§ **GIVEN EXERCISE**
Write out, word for word, every line from the first one through the line that holds "Chart.register(...registerables);", and nothing else; skip the pictures.

§ **DATA EXTRACT**
— Begin —

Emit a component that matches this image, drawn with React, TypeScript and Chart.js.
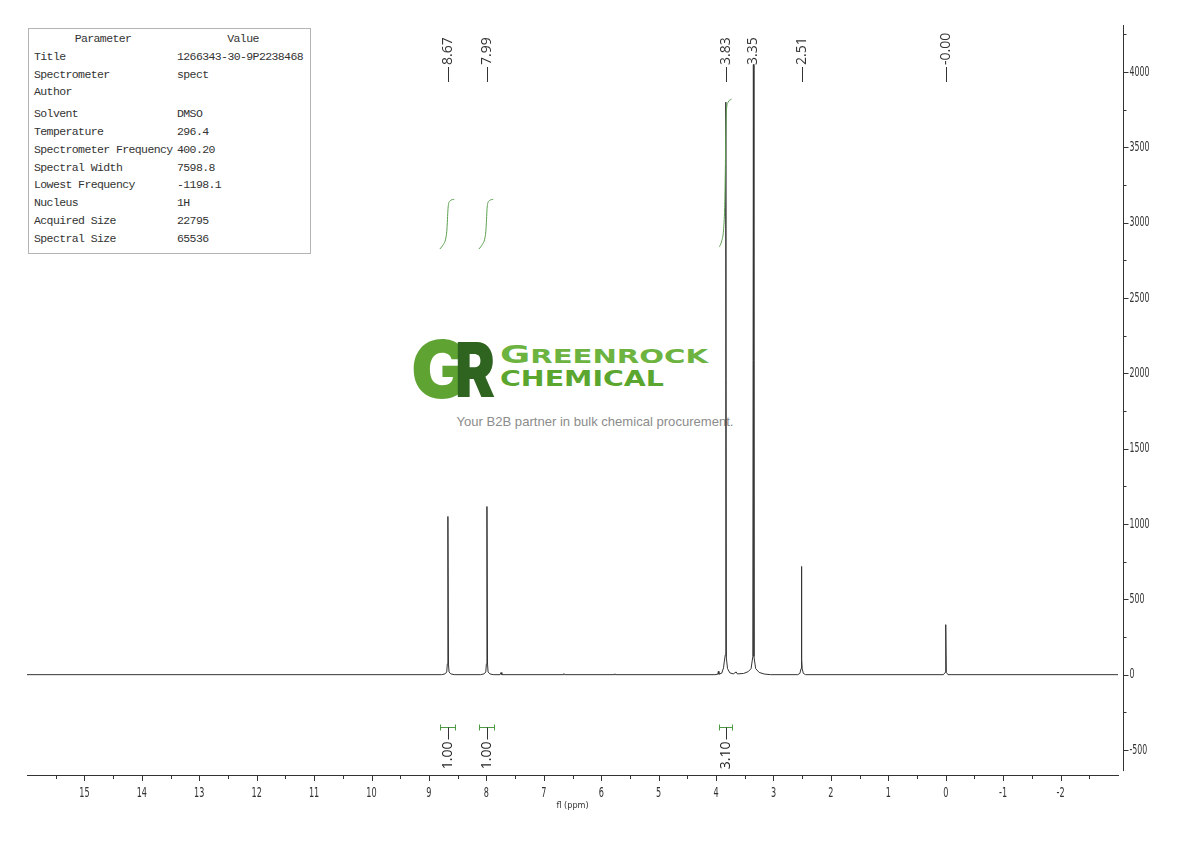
import React, { useEffect, useRef } from "react";
import { Chart, registerables } from "chart.js";

Chart.register(...registerables);

// ---------- data ----------
const spectrumShifts = [
  16.0, 8.78, 8.72, 8.69, 8.68, 8.67, 8.66, 8.65, 8.62, 8.56,
  8.10, 8.04, 8.01, 8.0, 7.99, 7.98, 7.97, 7.94, 7.88,
  7.76, 7.745, 7.73,
  6.66, 6.65, 6.64,
  5.77, 5.76, 5.75,
  4.02, 3.97, 3.96, 3.95, 3.9, 3.87, 3.855, 3.84, 3.83, 3.82, 3.8, 3.76, 3.7, 3.65, 3.63,
  3.52, 3.44, 3.39, 3.36, 3.35, 3.34, 3.31, 3.25, 3.16, 3.05,
  2.58, 2.54, 2.52, 2.515, 2.51, 2.505, 2.5, 2.48, 2.44,
  0.04, 0.01, 0.0, -0.01, -0.04,
  -3.0,
];
const spectrumIntensities = [
  0, 0, 5, 18, 70, 1050, 70, 18, 5, 0,
  0, 5, 18, 70, 1116, 70, 18, 5, 0,
  0, 14, 0,
  0, 7, 0,
  0, 6, 0,
  0, 3, 22, 3, 10, 45, 90, 130, 3800, 110, 40, 12, 5, 18, 5,
  8, 20, 40, 120, 4050, 120, 40, 15, 4, 0,
  0, 8, 40, 100, 718, 100, 40, 8, 0,
  0, 15, 332, 15, 0,
  0,
];

const integralShiftsA = [8.81, 8.75, 8.71, 8.69, 8.68, 8.67, 8.66, 8.63, 8.56];
const integralValuesA = [2825, 2855, 2890, 2940, 3000, 3080, 3120, 3145, 3155];
const integralShiftsB = [8.13, 8.07, 8.03, 8.01, 8.0, 7.99, 7.98, 7.95, 7.88];
const integralValuesB = [2825, 2855, 2890, 2940, 3000, 3080, 3120, 3145, 3155];
const integralShiftsC = [3.94, 3.9, 3.87, 3.85, 3.84, 3.83, 3.82, 3.79, 3.73];
const integralValuesC = [2840, 2880, 2950, 3100, 3300, 3600, 3740, 3800, 3820];

const peakLabelShifts = [8.67, 7.99, 3.83, 3.35, 2.51, 0.0];
const peakLabelTexts = ["8.67", "7.99", "3.83", "3.35", "2.51", "-0.00"];

const integralStarts = [8.81, 8.13, 3.94];
const integralEnds = [8.55, 7.87, 3.72];
const integralTexts = ["1.00", "1.00", "3.10"];
const integralBracketLevel = -345;

const xTickValues = [
  15.5, 15, 14.5, 14, 13.5, 13, 12.5, 12, 11.5, 11, 10.5, 10, 9.5, 9, 8.5, 8, 7.5, 7,
  6.5, 6, 5.5, 5, 4.5, 4, 3.5, 3, 2.5, 2, 1.5, 1, 0.5, 0, -0.5, -1, -1.5, -2, -2.5,
];
const xTickLabels = ["15", "14", "13", "12", "11", "10", "9", "8", "7", "6", "5", "4", "3", "2", "1", "0", "-1", "-2"];
const yTickValues = [
  -500, -250, 0, 250, 500, 750, 1000, 1250, 1500, 1750, 2000, 2250, 2500, 2750, 3000,
  3250, 3500, 3750, 4000, 4250,
];
const yTickLabels = ["-500", "0", "500", "1000", "1500", "2000", "2500", "3000", "3500", "4000"];

const xMin = -3.0;
const xMax = 16;
const yMin = -666;
const yMax = 4312;
const yAxisBottomValue = -640;

const paramNames = [
  "Title",
  "Spectrometer",
  "Author",
  "Solvent",
  "Temperature",
  "Spectrometer Frequency",
  "Spectral Width",
  "Lowest Frequency",
  "Nucleus",
  "Acquired Size",
  "Spectral Size",
];
const paramValues = [
  "1266343-30-9P2238468",
  "spect",
  "",
  "DMSO",
  "296.4",
  "400.20",
  "7598.8",
  "-1198.1",
  "1H",
  "22795",
  "65536",
];

const AXIS_FONT = '"DejaVu Sans", sans-serif';
const LABEL_FONT = '"Open Sans", "Noto Sans", sans-serif';

const toPoints = (xs: number[], ys: number[]) => xs.map((x, i) => ({ x, y: ys[i] }));

const annotationPlugin = {
  id: "nmrAnnotations",
  afterDraw(chart: any) {
    const { ctx, chartArea, scales } = chart;
    const xs = scales.x;
    const ys = scales.y;
    const axisX = Math.round(chartArea.right) + 5.5;
    ctx.save();
    ctx.strokeStyle = "#333";
    ctx.lineWidth = 1;
    ctx.beginPath();
    // separate vertical axis line (offset from x axis end)
    ctx.moveTo(axisX, chartArea.top);
    ctx.lineTo(axisX, ys.getPixelForValue(yAxisBottomValue));
    xs.ticks.forEach((t: any) => {
      const px = Math.round(xs.getPixelForValue(t.value)) + 0.5;
      const len = Number.isInteger(t.value) ? 6 : 4;
      ctx.moveTo(px, chartArea.bottom);
      ctx.lineTo(px, chartArea.bottom + len);
    });
    ys.ticks.forEach((t: any) => {
      const py = Math.round(ys.getPixelForValue(t.value)) + 0.5;
      const len = t.value % 500 === 0 ? 5 : 3;
      ctx.moveTo(axisX, py);
      ctx.lineTo(axisX + len, py);
    });
    ctx.stroke();

    ctx.fillStyle = "#333";
    ctx.font = `14px ${AXIS_FONT}`;
    ctx.textAlign = "center";
    ctx.textBaseline = "middle";
    xTickLabels.forEach((lab) => {
      const px = xs.getPixelForValue(Number(lab));
      ctx.save();
      ctx.translate(px, chartArea.bottom + 18);
      ctx.scale(0.58, 1);
      ctx.fillText(lab, 0, 0);
      ctx.restore();
    });
    ctx.font = `14px ${AXIS_FONT}`;
    ctx.textAlign = "left";
    yTickLabels.forEach((lab) => {
      const py = ys.getPixelForValue(Number(lab));
      ctx.save();
      ctx.translate(axisX + 6, py);
      ctx.scale(0.56, 1);
      ctx.fillText(lab, 0, 0);
      ctx.restore();
    });

    // peak labels at top
    ctx.fillStyle = "#333";
    ctx.font = `14px ${LABEL_FONT}`;
    peakLabelShifts.forEach((p, i) => {
      const px = Math.round(xs.getPixelForValue(p)) + 0.5;
      ctx.beginPath();
      ctx.moveTo(px, 82);
      ctx.lineTo(px, 67);
      ctx.stroke();
      ctx.save();
      ctx.translate(px, 65);
      ctx.rotate(-Math.PI / 2);
      ctx.textAlign = "left";
      ctx.textBaseline = "middle";
      ctx.fillText(peakLabelTexts[i], 0, 0);
      ctx.restore();
    });

    // integral brackets + values
    const by = Math.round(ys.getPixelForValue(integralBracketLevel)) + 0.5;
    integralStarts.forEach((s, i) => {
      const x1 = Math.round(xs.getPixelForValue(s)) + 0.5;
      const x2 = Math.round(xs.getPixelForValue(integralEnds[i])) + 0.5;
      const cx = Math.round((x1 + x2) / 2) + 0.5;
      ctx.strokeStyle = "#4e9a45";
      ctx.beginPath();
      ctx.moveTo(x1, by);
      ctx.lineTo(x2, by);
      ctx.moveTo(x1, by - 3);
      ctx.lineTo(x1, by + 3);
      ctx.moveTo(x2, by - 3);
      ctx.lineTo(x2, by + 3);
      ctx.stroke();
      ctx.strokeStyle = "#333";
      ctx.beginPath();
      ctx.moveTo(cx, by);
      ctx.lineTo(cx, by + 12);
      ctx.stroke();
      ctx.save();
      ctx.translate(cx, by + 14);
      ctx.rotate(-Math.PI / 2);
      ctx.textAlign = "right";
      ctx.textBaseline = "middle";
      ctx.fillStyle = "#222";
      ctx.font = `14px ${LABEL_FONT}`;
      ctx.fillText(integralTexts[i], 0, 0);
      ctx.restore();
    });
    ctx.restore();
  },
};

function NmrChart() {
  const ref = useRef<HTMLCanvasElement | null>(null);
  useEffect(() => {
    if (!ref.current) return;
    const integralStyle = {
      borderColor: "#5a9e4e",
      borderWidth: 1,
      pointRadius: 0,
      cubicInterpolationMode: "monotone" as const,
      fill: false,
      order: 1,
    };
    const chart = new Chart(ref.current, {
      type: "line",
      data: {
        datasets: [
          {
            label: "spectrum",
            data: toPoints(spectrumShifts, spectrumIntensities),
            borderColor: "#333",
            borderWidth: 1,
            pointRadius: 0,
            tension: 0,
            fill: false,
            order: 2,
          },
          { label: "int1", data: toPoints(integralShiftsA, integralValuesA), ...integralStyle },
          { label: "int2", data: toPoints(integralShiftsB, integralValuesB), ...integralStyle },
          { label: "int3", data: toPoints(integralShiftsC, integralValuesC), ...integralStyle },
        ],
      },
      options: {
        animation: false,
        responsive: false,
        maintainAspectRatio: false,
        events: [],
        layout: { padding: { left: 27, right: 0, top: 25, bottom: 26 } },
        plugins: { legend: { display: false }, tooltip: { enabled: false } },
        scales: {
          x: {
            type: "linear",
            min: xMin,
            max: xMax,
            reverse: true,
            position: "bottom",
            grid: { display: false, drawTicks: false },
            border: { display: true, color: "#333", width: 1 },
            ticks: { display: false },
            afterBuildTicks: (s: any) => {
              s.ticks = xTickValues.map((v) => ({ value: v }));
            },
            afterFit: (s: any) => {
              s.height = 40;
            },
            title: {
              display: true,
              text: "fl (ppm)",
              color: "#333",
              font: { family: '"DejaVu Sans Condensed", "DejaVu Sans", sans-serif', size: 9 },
              padding: { top: 0, bottom: 4 },
            },
          },
          y: {
            type: "linear",
            min: yMin,
            max: yMax,
            position: "right",
            grid: { display: false, drawTicks: false },
            border: { display: false },
            ticks: { display: false },
            afterBuildTicks: (s: any) => {
              s.ticks = yTickValues.map((v) => ({ value: v }));
            },
            afterFit: (s: any) => {
              s.width = 72;
            },
          },
        },
      },
      plugins: [annotationPlugin],
    });
    return () => chart.destroy();
  }, []);
  return (
    <canvas
      ref={ref}
      width={1190}
      height={841}
      style={{ position: "absolute", left: 0, top: 0, width: 1190, height: 841 }}
    />
  );
}

function ParamTable() {
  const rowTop = (i: number) => 1 + i * 17.8 + (i >= 4 ? 4 : 0);
  const base: React.CSSProperties = {
    position: "absolute",
    height: 18,
    lineHeight: "18px",
    whiteSpace: "nowrap",
  };
  return (
    <div
      style={{
        position: "absolute",
        left: 28,
        top: 28,
        width: 281,
        height: 224,
        border: "1px solid #b4b4b4",
        background: "#fff",
        fontFamily: '"Liberation Mono", "DejaVu Sans Mono", monospace',
        fontSize: 11.5,
        letterSpacing: "-0.6px",
        color: "#333",
      }}
    >
      <div style={{ ...base, top: rowTop(0), left: 0, width: 148, textAlign: "center" }}>Parameter</div>
      <div style={{ ...base, top: rowTop(0), left: 148, width: 132, textAlign: "center" }}>Value</div>
      {paramNames.map((n, i) => (
        <React.Fragment key={n}>
          <div style={{ ...base, top: rowTop(i + 1), left: 5 }}>{n}</div>
          <div style={{ ...base, top: rowTop(i + 1), left: 148 }}>{paramValues[i]}</div>
        </React.Fragment>
      ))}
    </div>
  );
}

function Watermark() {
  return (
    <svg width={1190} height={841} style={{ position: "absolute", left: 0, top: 0 }}>
      <text x={411} y={398} fontFamily="Inter, 'DejaVu Sans', sans-serif" fontWeight={900} fontSize={80} fill="#5fa332" textLength={60} lengthAdjust="spacingAndGlyphs">G</text>
      <text x={455} y={397} fontFamily="Inter, 'DejaVu Sans', sans-serif" fontWeight={900} fontSize={76} fill="#2f6320" textLength={40} lengthAdjust="spacingAndGlyphs">R</text>
      <text x={500} y={363} fontFamily="'DejaVu Sans', sans-serif" fontWeight="bold" fill="#6cb33f" textLength={208} lengthAdjust="spacingAndGlyphs">
        <tspan fontSize={24}>G</tspan>
        <tspan fontSize={19}>REENROCK</tspan>
      </text>
      <text x={500} y={386} fontFamily="'DejaVu Sans', sans-serif" fontWeight="bold" fontSize={21} fill="#5aa62f" textLength={164} lengthAdjust="spacingAndGlyphs">CHEMICAL</text>
      <text x={595} y={426} textAnchor="middle" fontFamily="'Liberation Sans', Arial, sans-serif" fontSize={13} fill="#8c8c8c" textLength={277} lengthAdjust="spacingAndGlyphs">Your B2B partner in bulk chemical procurement.</text>
    </svg>
  );
}

export default function App() {
  return (
    <div style={{ position: "absolute", left: 0, top: 0, width: 1190, height: 841, background: "#fff", overflow: "hidden" }}>
      <Watermark />
      <NmrChart />
      <ParamTable />
    </div>
  );
}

— End —

§ **EXPECTED ANSWER**
Emit a component that matches this image, drawn with React, TypeScript and Chart.js.
import React, { useEffect, useRef } from "react";
import { Chart, registerables } from "chart.js";

Chart.register(...registerables);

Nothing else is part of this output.